At times I took the kids on a short row near our beach just to marvel at the night sky. Even at our campsite on the beach the light of the fire does the same thing city lights does, it robs one of their night vision. For a moment reflect back to staring at a camp fire intently while listening to either stories or songs. Then as you glance behind you that light robs you of your night vision and everything is pitch black.

Even I had to marvel at the beauty of the night sky over Big Bass Lake on many of our rowing excursions. For the night sky to capture the full attention of those youngsters was truly amazing. Some had never seen a sky full of stars before and the wonder of their eyes taking that all in made each trip to Michigan well worth it.

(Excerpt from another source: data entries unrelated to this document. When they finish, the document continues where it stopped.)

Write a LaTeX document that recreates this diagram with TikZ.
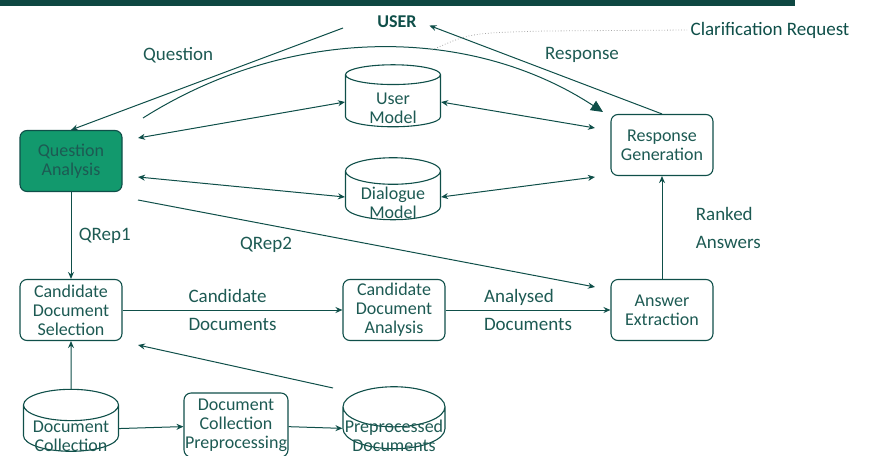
\documentclass[tikz,border=0pt]{standalone}
\usepackage{fontspec}
\setmainfont{Carlito}
\usetikzlibrary{shapes.geometric,arrows.meta,positioning}
\definecolor{qteal}{HTML}{0F4F49}
\definecolor{qtext}{HTML}{1D5A53}
\definecolor{qgreen}{HTML}{12996D}
\newcommand{\dbtext}[1]{\raisebox{-13pt}[0pt][0pt]{\begin{tabular}{@{}c@{}}#1\end{tabular}}}

\begin{document}
\begin{tikzpicture}[x=1pt,y=-1pt,font=\fontsize{18}{19}\selectfont,
       box/.style={draw=qteal,rounded corners=7pt,minimum width=102pt,minimum height=61pt,align=center,line width=1.1pt,text=qtext,inner sep=1pt},
       store/.style={draw=qteal,cylinder,shape border rotate=90,aspect=0.4,minimum width=95pt,minimum height=62pt,align=center,line width=1.1pt,text=qtext,inner sep=1pt},
       lbl/.style={text=qtext,font=\fontsize{19}{28}\selectfont,align=left},
       flow/.style={-{Stealth[length=7pt,width=6pt]},qteal,line width=1pt},
       both/.style={{Stealth[length=7pt,width=6pt]}-{Stealth[length=7pt,width=6pt]},qteal,line width=1pt}]
      \useasboundingbox (0,0) rectangle (869,455);
      \fill[qteal!90!black] (0,0) rectangle (795,6);
      % top row
      \node[text=qteal,font=\fontsize{18}{20}\selectfont\bfseries] (user) at (397,22) {USER};
      \node[text=qteal,font=\fontsize{19}{20}\selectfont] (clar) at (770,30) {Clarification Request};
      \node[box,fill=qgreen] (qa) at (71,161) {Question\\Analysis};
      \node[box] (rg) at (662,145) {Response\\Generation};
      \node[store] (um) at (393,102) {\dbtext{User\\Model}};
      \node[store] (dm) at (393,197) {\dbtext{Dialogue\\Model}};
      % middle row
      \node[box] (cds) at (71,310) {Candidate\\Document\\Selection};
      \node[box] (cda) at (394,310) {Candidate\\Document\\Analysis};
      \node[box] (ae) at (662,310) {Answer\\Extraction};
      % bottom row
      \node[store] (dc) at (71,430) {\dbtext{Document\\Collection}};
      \node[box,minimum height=64pt] (dcp) at (236,425) {Document\\Collection\\Preprocessing};
      \node[store,minimum width=102pt] (pd) at (394,430) {\dbtext{Preprocessed\\Documents}};
      % free ends
      \coordinate (qin) at (343,28);
      \coordinate (cstart) at (143,118);
      \coordinate (cend) at (603,112);
      \coordinate (dot) at (432,50);
      \coordinate (qa-um) at (138,138);
      \coordinate (qa-dm) at (138,177);
      \coordinate (qa-ae) at (138,200);
      \coordinate (rg-um) at (595,128);
      \coordinate (rg-dm) at (595,177);
      \coordinate (ae-in) at (595,287);
      \coordinate (pd-out) at (333,388);
      \coordinate (cds-in) at (138,345);
      \draw[flow] (qin) -- (qa.north) node[pos=0.4,xshift=-56pt,yshift=14pt,lbl]{Question};
      \draw[qteal,line width=1pt,-{Triangle[length=12pt,width=11pt]}] (cstart) .. controls (290,25) and (470,25) .. (cend);
      \draw[flow,shorten >=10pt] (rg.north) -- (user.east) node[pos=0.5,xshift=41pt,yshift=13pt,lbl]{Response};
      \draw[gray!70,dotted,line width=0.8pt] (dot) .. controls (470,33) .. (545,31) -- (clar.west);
      \draw[both] (qa-um) -- (um.west);
      \draw[both] (um.east) -- (rg-um);
      \draw[both] (qa-dm) -- (dm.west);
      \draw[both] (dm.east) -- (rg-dm);
      \draw[flow] (qa-ae) -- (ae-in) node[pos=0.28,below=9pt,lbl]{QRep2};
      \draw[flow] (qa) -- (cds) node[midway,right=4pt,lbl]{QRep1};
      \draw[flow] (cds) -- (cda) node[midway,lbl,align=left]{Candidate\\Documents};
      \draw[flow] (cda) -- (ae) node[midway,lbl,align=left]{Analysed\\Documents};
      \draw[flow] (ae) -- (rg) node[midway,right=30pt,lbl]{Ranked\\Answers};
      \draw[flow] (dc) -- (cds);
      \draw[flow] (dc) -- (dcp);
      \draw[flow] (dcp) -- (pd);
      \draw[flow] (pd-out) -- (cds-in);
    \end{tikzpicture}
\end{document}
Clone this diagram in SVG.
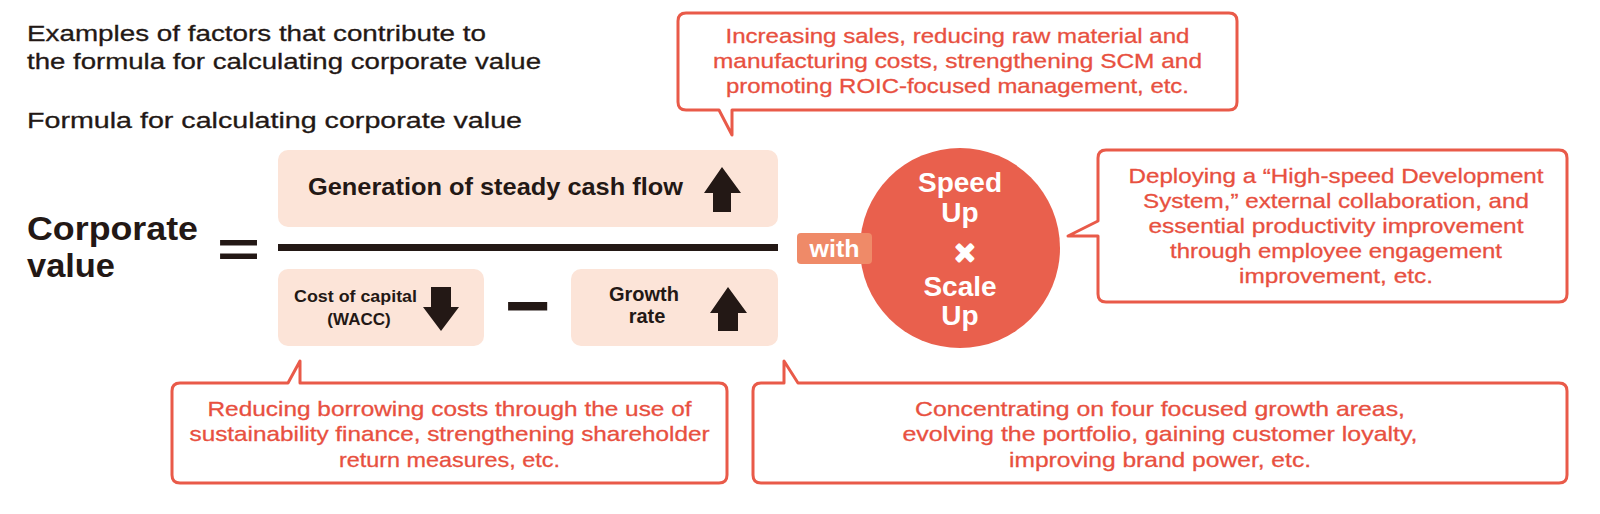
<svg xmlns="http://www.w3.org/2000/svg" width="1600" height="514" viewBox="0 0 1600 514">
  <style>
    .ttl { font-family: "Liberation Sans", Arial, sans-serif; font-size: 22px; fill: #231815; stroke: #231815; stroke-width: 0.3px; }
    .blk { font-family: "Liberation Sans", Arial, sans-serif; font-weight: bold; fill: #231815; }
    .red { font-family: "Liberation Sans", Arial, sans-serif; font-size: 21px; fill: #E8503F; stroke: #E8503F; stroke-width: 0.3px; text-anchor: middle; }
    .wht { font-family: "Liberation Sans", Arial, sans-serif; font-weight: bold; fill: #FFFFFF; text-anchor: middle; }
    .box { fill: #FCE4D8; }
    .callout { fill: #FFFFFF; stroke: #E95A49; stroke-width: 3; stroke-linejoin: round; }
    .arrow { fill: #231815; }
  </style>

  <g id="titles">
    <text class="ttl" x="27" y="41" textLength="459" lengthAdjust="spacingAndGlyphs">Examples of factors that contribute to</text>
    <text class="ttl" x="27" y="69" textLength="514" lengthAdjust="spacingAndGlyphs">the formula for calculating corporate value</text>
    <text class="ttl" x="27" y="128" textLength="495" lengthAdjust="spacingAndGlyphs">Formula for calculating corporate value</text>
  </g>

  <g id="corporate-value">
    <text class="blk" x="27" y="240" font-size="33" textLength="171" lengthAdjust="spacingAndGlyphs">Corporate</text>
    <text class="blk" x="27" y="277" font-size="33" textLength="88" lengthAdjust="spacingAndGlyphs">value</text>
  </g>

  <g id="equals">
    <text class="blk" x="217" y="267" font-size="50" textLength="43" lengthAdjust="spacingAndGlyphs">=</text>
  </g>

  <g id="numerator">
    <rect class="box" x="278" y="150" width="500" height="77" rx="10"/>
    <text class="blk" x="308" y="195" font-size="24" textLength="375" lengthAdjust="spacingAndGlyphs">Generation of steady cash flow</text>
    <polygon class="arrow" points="722,167 741,193 731,193 731,212 713,212 713,193 704,193"/>
  </g>

  <g id="fraction-bar">
    <rect x="278" y="244" width="500" height="7" fill="#231815"/>
  </g>

  <g id="cost-of-capital">
    <rect class="box" x="278" y="269" width="206" height="77" rx="10"/>
    <text class="blk" x="294" y="302" font-size="17" textLength="123" lengthAdjust="spacingAndGlyphs">Cost of capital</text>
    <text class="blk" x="359" y="325" font-size="17" text-anchor="middle">(WACC)</text>
    <polygon class="arrow" points="441,331 459,307 451,307 451,287 431,287 431,307 423,307"/>
  </g>

  <g id="minus">
    <text class="blk" x="505" y="332" font-size="78">−</text>
  </g>

  <g id="growth-rate">
    <rect class="box" x="571" y="269" width="207" height="77" rx="10"/>
    <text class="blk" x="644" y="301" font-size="20" text-anchor="middle">Growth</text>
    <text class="blk" x="647" y="323" font-size="20" text-anchor="middle">rate</text>
    <polygon class="arrow" points="728,287 747,313 738,313 738,331 718,331 718,313 710,313"/>
  </g>

  <g id="speed-scale">
    <circle cx="960" cy="248" r="100" fill="#E9604D"/>
    <text class="wht" x="960" y="192" font-size="28">Speed</text>
    <text class="wht" x="960" y="222" font-size="28">Up</text>
    <text class="wht" x="965" y="263.5" font-size="33" stroke="#FFFFFF" stroke-width="2.5" stroke-linejoin="round">×</text>
    <text class="wht" x="960" y="296" font-size="28">Scale</text>
    <text class="wht" x="960" y="325" font-size="28">Up</text>
  </g>

  <g id="with">
    <rect x="797" y="233" width="75" height="31" rx="4" fill="#EF8A68"/>
    <text class="wht" x="834.5" y="257" font-size="24" textLength="50" lengthAdjust="spacingAndGlyphs">with</text>
  </g>

  <g id="connectors">
    <path class="callout" d="M686,13 H1229 Q1237,13 1237,21 V102 Q1237,110 1229,110 H732 V135 L719,110 H686 Q678,110 678,102 V21 Q678,13 686,13 Z"/>
    <path class="callout" d="M1106,150 H1559 Q1567,150 1567,158 V294 Q1567,302 1559,302 H1106 Q1098,302 1098,294 V236 H1068 L1098,221 V158 Q1098,150 1106,150 Z"/>
    <path class="callout" d="M180,383 H288 L300,361 V383 H719 Q727,383 727,391 V475 Q727,483 719,483 H180 Q172,483 172,475 V391 Q172,383 180,383 Z"/>
    <path class="callout" d="M761,383 H784 V361 L798,383 H1559 Q1567,383 1567,391 V475 Q1567,483 1559,483 H761 Q753,483 753,475 V391 Q753,383 761,383 Z"/>
  </g>

  <g id="callout-top">
    <text class="red" x="957.5" y="43" textLength="464" lengthAdjust="spacingAndGlyphs">Increasing sales, reducing raw material and</text>
    <text class="red" x="957.5" y="68" textLength="489" lengthAdjust="spacingAndGlyphs">manufacturing costs, strengthening SCM and</text>
    <text class="red" x="957.5" y="93" textLength="463" lengthAdjust="spacingAndGlyphs">promoting ROIC-focused management, etc.</text>
  </g>

  <g id="callout-right">
    <text class="red" x="1336" y="183" textLength="415" lengthAdjust="spacingAndGlyphs">Deploying a “High-speed Development</text>
    <text class="red" x="1336" y="208" textLength="386" lengthAdjust="spacingAndGlyphs">System,” external collaboration, and</text>
    <text class="red" x="1336" y="233" textLength="375" lengthAdjust="spacingAndGlyphs">essential productivity improvement</text>
    <text class="red" x="1336" y="258" textLength="332" lengthAdjust="spacingAndGlyphs">through employee engagement</text>
    <text class="red" x="1336" y="283" textLength="194" lengthAdjust="spacingAndGlyphs">improvement, etc.</text>
  </g>

  <g id="callout-bottom-left">
    <text class="red" x="449.5" y="416" textLength="484" lengthAdjust="spacingAndGlyphs">Reducing borrowing costs through the use of</text>
    <text class="red" x="449.5" y="441" textLength="520" lengthAdjust="spacingAndGlyphs">sustainability finance, strengthening shareholder</text>
    <text class="red" x="449.5" y="467" textLength="221" lengthAdjust="spacingAndGlyphs">return measures, etc.</text>
  </g>

  <g id="callout-bottom-right">
    <text class="red" x="1160" y="416" textLength="490" lengthAdjust="spacingAndGlyphs">Concentrating on four focused growth areas,</text>
    <text class="red" x="1160" y="441" textLength="515" lengthAdjust="spacingAndGlyphs">evolving the portfolio, gaining customer loyalty,</text>
    <text class="red" x="1160" y="467" textLength="302" lengthAdjust="spacingAndGlyphs">improving brand power, etc.</text>
  </g>
</svg>
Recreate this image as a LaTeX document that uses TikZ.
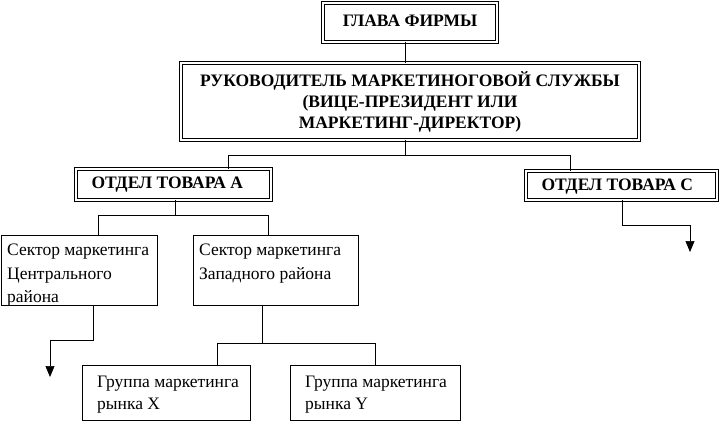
\documentclass[tikz,border=0pt]{standalone}
\usepackage{fontspec}
\setmainfont{Liberation Serif}
\usetikzlibrary{arrows.meta}
\begin{document}
\begin{tikzpicture}[x=1pt,y=-1pt,
  dbl/.style={draw,double,double distance=2pt,line width=0.6pt,inner sep=0pt},
  sgl/.style={draw,line width=0.7pt,inner sep=0pt},
  ln/.style={line width=0.7pt},
  arr/.style={ln,-{Triangle[length=11pt,width=9pt]}},
  bt/.style={font=\bfseries\fontsize{17.5}{21}\selectfont},
  rt/.style={font=\fontsize{17.5}{23.5}\selectfont,align=left,anchor=north west,inner sep=0pt}]
\useasboundingbox (0,0) rectangle (720,421);
\draw[dbl] (323,3) rectangle (497,42);
\node[bt] (t) at (410,21) {ГЛАВА ФИРМЫ};
\draw[dbl] (181,63) rectangle (639,140);
\node[bt,align=center] (r) at (410,102) {РУКОВОДИТЕЛЬ МАРКЕТИНОГОВОЙ СЛУЖБЫ\\(ВИЦЕ-ПРЕЗИДЕНТ ИЛИ\\МАРКЕТИНГ-ДИРЕКТОР)};
\draw[dbl] (76,169) rectangle (271,200);
\node[bt,anchor=west] (a) at (88,185) {ОТДЕЛ ТОВАРА А};
\draw[dbl] (526,171) rectangle (717,200);
\node[bt,anchor=west] (c) at (538,187) {ОТДЕЛ ТОВАРА С};
\draw[sgl] (1,235) rectangle (157,305);
\node[rt] (s1) at (7,244) {Сектор маркетинга\\Центрального\\района};
\draw[sgl] (193,235) rectangle (358,305);
\node[rt] (s2) at (199,244) {Сектор маркетинга\\Западного района};
\draw[sgl] (82,365) rectangle (250,420);
\node[rt,font=\fontsize{17.5}{22}\selectfont] (g1) at (97,376) {Группа маркетинга\\рынка Х};
\draw[sgl] (290,365) rectangle (460,420);
\node[rt,font=\fontsize{17.5}{22}\selectfont] (g2) at (305,376) {Группа маркетинга\\рынка Y};
% connectors
\draw[ln] (405,42) -- (405,63);
\draw[ln] (405,140) -- (405,155);
\draw[ln] (228,169) -- (228,155) -- (570,155) -- (570,171);
\draw[ln] (175,200) -- (175,215);
\draw[ln] (98,235) -- (98,215) -- (268,215) -- (268,235);
\draw[ln] (93,305) -- (93,340) -- (50,340);
\draw[arr] (50,340) -- (50,377);
\draw[ln] (622,200) -- (622,225) -- (690,225);
\draw[arr] (690,225) -- (690,252);
\draw[ln] (262,305) -- (262,343);
\draw[ln] (217,365) -- (217,343) -- (375,343) -- (375,365);
\end{tikzpicture}
\end{document}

Wakeboarding: Shoes or Barefoot?

The question is shoes or no shoes in regard to wakebording?  I would not recommend leather tennis shoes as they would be ruined over the course of the ride.  Canvas tennis shoes, on the other hand, or should I say foot, would not only maintain a great grip on the board but also get a good washing at the same time.  It would save Mom having to wash those kinds of shoes peiodically.

Barefeet might be the best option and least expensive one over the course of time.  The youngster in question seems to prefer his tennis shoes over that of going barefoot.  If he hits the water, would not tennis shoes be harder to swim in over that of being barefoot?  Bare feet can also get a good grip on a board.  I wonder what the preference might be for the majority of  kids out there?  A good argument could be made that canvas shoes would protect the feet more should an obstruction be hit but what are the chances of that in most cases?

Shoes or no shoes in regard to wakeboarding?  Hmm?

Evening Pontoon Boat Excursion

A friend of mine by the name of John had a pontoon boat and one evening he and another friend by the name of Jack, not to mention myself, took a midnight spin around Big Bass Lake under the stars. The trip started around dusk and ended just past midnight. The evening was cool enough to be wearing light jackets.

The quiet lake has an altogether different feel at night. Of course, there were no waves from high speed boats sailing about us. In all we passed only a solitary fisherman just past ten o’clock and he was heading in to shore.

We munched on chips and cokes and told stories and just had a great time while taking in the many sites of the lake, even at night. I’d advise that if you own a pontoon boat take that same kind of trip on the dark waters of Big Bass Lake for a great nighttime excursion. If you’re real careful and quiet enough, listen for the loons as you head around the haunted island.

I have a friend on Big Bass Lake that is dearly in love with his pontoon boat. Why is that unusual? Because my friend is going blind yet he is still able to move his boat around Big Bass Lake with nary a thought or objection of any that ride with him. His uncanny skill at taking that boat wherever he wants is fantastic. He once helped me drag a water logged rowboat over to the public landing where we could take it to the dump.

But all that was back in the 1980’s and I often wonder if my friend went totally blind? I lost contact with him about ten years ago. He was one of the nicest guys I ever met. He always had a joke to tell and they were funny. He would have had a difficult time coping if not being able to use his beloved pontoon boat. To be honest, I believe that was my first time ever aboard that type of craft and I enjoyed every minute of it. There is no better way to relax on Big Bass Lake than on a pontoon boat.

The then owner of the Big Bass Lake Store, Jack Knysz, introduced me to John and the three of us spent many excursions on Big Bass Lake together. I hope John is still alive and well today.